■ RAW DATA

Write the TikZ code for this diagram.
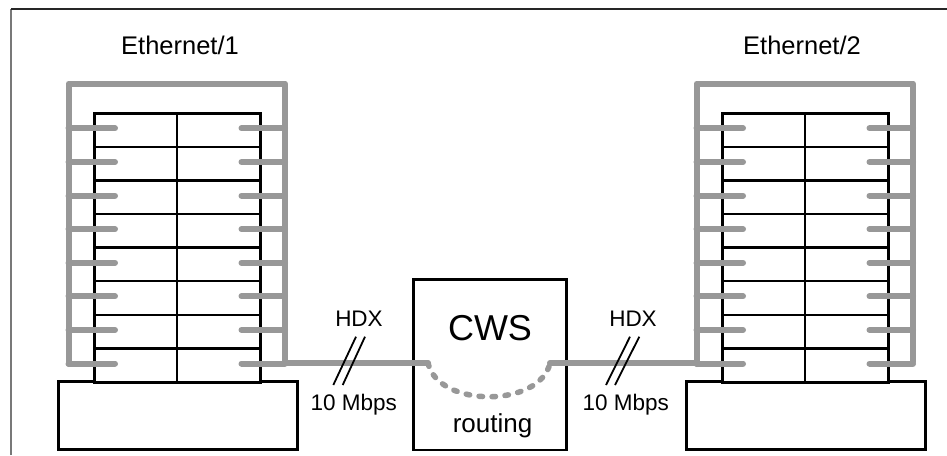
\documentclass[tikz,border=0pt]{standalone}
\usepackage{fontspec}
\setmainfont{Liberation Sans}
\usetikzlibrary{calc}
\definecolor{wiregray}{RGB}{152,152,152}
\definecolor{framegray}{RGB}{120,120,120}
\begin{document}
\begin{tikzpicture}[x=1pt,y=-1pt,
  wire/.style={draw=wiregray,line width=6pt,line cap=round,line join=round},
  dotwire/.style={draw=wiregray,line width=5.5pt,line cap=round,dash pattern=on 3.5pt off 9.5pt},
  panel/.style={draw=black,line width=3pt,fill=white,inner sep=0pt,outer sep=0pt,
    minimum width=165.7pt,minimum height=268.7pt},
  basebox/.style={draw=black,line width=3pt,fill=white,inner sep=0pt,outer sep=0pt,
    minimum width=239.4pt,minimum height=67.6pt},
  rowline/.style={draw=black,line width=2.5pt},
  hatch/.style={draw=black,line width=1.8pt},
  lbl/.style={inner sep=0pt,font=\fontsize{25.5}{28}\selectfont},
  small/.style={inner sep=0pt,font=\fontsize{22.5}{25}\selectfont}]
\useasboundingbox (0,0) rectangle (947,455);

% outer frame: only the top and left edges lie inside the page
\draw[framegray,line width=1.2pt] (11,455) -- (11,9);
\draw[black!85,line width=1.4pt] (11,9) -- (947,9);

% the two Ethernet racks
\foreach \i/\dx in {1/0,2/628}{
  \begin{scope}[xshift=\dx pt]
    \node[basebox] (base\i) at (178,415.5) {};
    \node[panel] (tab\i) at (177.15,247.65) {};
    % vertical divider and row separators
    \draw[rowline] (tab\i.north) -- (tab\i.south);
    \foreach \k in {1,...,7}
      \draw[rowline] ($(tab\i.north west)!\k/8!(tab\i.south west)$) --
                     ($(tab\i.north east)!\k/8!(tab\i.south east)$);
    % grey bus frame around the panel
    \coordinate (gL\i) at (68.5,363);
    \coordinate (gR\i) at (285,363);
    \draw[wire] (68.5,364) -- (68.5,83.5) -- (285,83.5) -- (285,362);
    % port stubs
    \foreach \k in {0,...,7}{
      \draw[wire] (68.5,{113.3+(\k+0.45)*33.5875}) -- ++(46.5,0);
      \draw[wire] (285,{113.3+(\k+0.45)*33.5875}) -- ++(-43.5,0);
    }
  \end{scope}
}

\node[lbl] (eth1) at (180,45) {Ethernet/1};
\node[lbl] (eth2) at (802,45) {Ethernet/2};

% central workstation
\node[draw=black,line width=2.8pt,fill=white,inner sep=0pt,outer sep=0pt,
      minimum width=153.4pt,minimum height=170.7pt] (cws) at (490,364.65) {};
\node[inner sep=0pt,font=\fontsize{36}{40}\selectfont] (cwsname) at (490,328) {CWS};
\node[inner sep=0pt,font=\fontsize{26}{30}\selectfont,anchor=base] (routing) at (492.5,432) {routing};

\coordinate (cwsL) at (428,363);
\coordinate (cwsR) at (550,363);

% links into and through the workstation
\draw[wire] (gR1) -- (cwsL);
\draw[wire] (cwsR) -- (gL2);
\draw[dotwire] (cwsL) .. controls (438,408) and (540,408) .. (cwsR);

% link annotations
\node[small] (hdx1) at (359,319) {HDX};
\node[small] (rate1) at (353.7,405) {10 Mbps};
\draw[hatch] (333.3,385) -- (356,336.7);
\draw[hatch] (342.7,385) -- (365,336.7);

\node[small] (hdx2) at (633,319) {HDX};
\node[small] (rate2) at (625.8,405) {10 Mbps};
\draw[hatch] (606,385) -- (630,336.7);
\draw[hatch] (615,385) -- (639.3,336.7);
\end{tikzpicture}
\end{document}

■ WHAT IS BEING ASKED
Copy out the listing exactly as it stands, but not the pictures.

■ WRITTEN RESPONSE
Write the TikZ code for this diagram.
\documentclass[tikz,border=0pt]{standalone}
\usepackage{fontspec}
\setmainfont{Liberation Sans}
\usetikzlibrary{calc}
\definecolor{wiregray}{RGB}{152,152,152}
\definecolor{framegray}{RGB}{120,120,120}
\begin{document}
\begin{tikzpicture}[x=1pt,y=-1pt,
  wire/.style={draw=wiregray,line width=6pt,line cap=round,line join=round},
  dotwire/.style={draw=wiregray,line width=5.5pt,line cap=round,dash pattern=on 3.5pt off 9.5pt},
  panel/.style={draw=black,line width=3pt,fill=white,inner sep=0pt,outer sep=0pt,
    minimum width=165.7pt,minimum height=268.7pt},
  basebox/.style={draw=black,line width=3pt,fill=white,inner sep=0pt,outer sep=0pt,
    minimum width=239.4pt,minimum height=67.6pt},
  rowline/.style={draw=black,line width=2.5pt},
  hatch/.style={draw=black,line width=1.8pt},
  lbl/.style={inner sep=0pt,font=\fontsize{25.5}{28}\selectfont},
  small/.style={inner sep=0pt,font=\fontsize{22.5}{25}\selectfont}]
\useasboundingbox (0,0) rectangle (947,455);

% outer frame: only the top and left edges lie inside the page
\draw[framegray,line width=1.2pt] (11,455) -- (11,9);
\draw[black!85,line width=1.4pt] (11,9) -- (947,9);

% the two Ethernet racks
\foreach \i/\dx in {1/0,2/628}{
  \begin{scope}[xshift=\dx pt]
    \node[basebox] (base\i) at (178,415.5) {};
    \node[panel] (tab\i) at (177.15,247.65) {};
    % vertical divider and row separators
    \draw[rowline] (tab\i.north) -- (tab\i.south);
    \foreach \k in {1,...,7}
      \draw[rowline] ($(tab\i.north west)!\k/8!(tab\i.south west)$) --
                     ($(tab\i.north east)!\k/8!(tab\i.south east)$);
    % grey bus frame around the panel
    \coordinate (gL\i) at (68.5,363);
    \coordinate (gR\i) at (285,363);
    \draw[wire] (68.5,364) -- (68.5,83.5) -- (285,83.5) -- (285,362);
    % port stubs
    \foreach \k in {0,...,7}{
      \draw[wire] (68.5,{113.3+(\k+0.45)*33.5875}) -- ++(46.5,0);
      \draw[wire] (285,{113.3+(\k+0.45)*33.5875}) -- ++(-43.5,0);
    }
  \end{scope}
}

\node[lbl] (eth1) at (180,45) {Ethernet/1};
\node[lbl] (eth2) at (802,45) {Ethernet/2};

% central workstation
\node[draw=black,line width=2.8pt,fill=white,inner sep=0pt,outer sep=0pt,
      minimum width=153.4pt,minimum height=170.7pt] (cws) at (490,364.65) {};
\node[inner sep=0pt,font=\fontsize{36}{40}\selectfont] (cwsname) at (490,328) {CWS};
\node[inner sep=0pt,font=\fontsize{26}{30}\selectfont,anchor=base] (routing) at (492.5,432) {routing};

\coordinate (cwsL) at (428,363);
\coordinate (cwsR) at (550,363);

% links into and through the workstation
\draw[wire] (gR1) -- (cwsL);
\draw[wire] (cwsR) -- (gL2);
\draw[dotwire] (cwsL) .. controls (438,408) and (540,408) .. (cwsR);

% link annotations
\node[small] (hdx1) at (359,319) {HDX};
\node[small] (rate1) at (353.7,405) {10 Mbps};
\draw[hatch] (333.3,385) -- (356,336.7);
\draw[hatch] (342.7,385) -- (365,336.7);

\node[small] (hdx2) at (633,319) {HDX};
\node[small] (rate2) at (625.8,405) {10 Mbps};
\draw[hatch] (606,385) -- (630,336.7);
\draw[hatch] (615,385) -- (639.3,336.7);
\end{tikzpicture}
\end{document}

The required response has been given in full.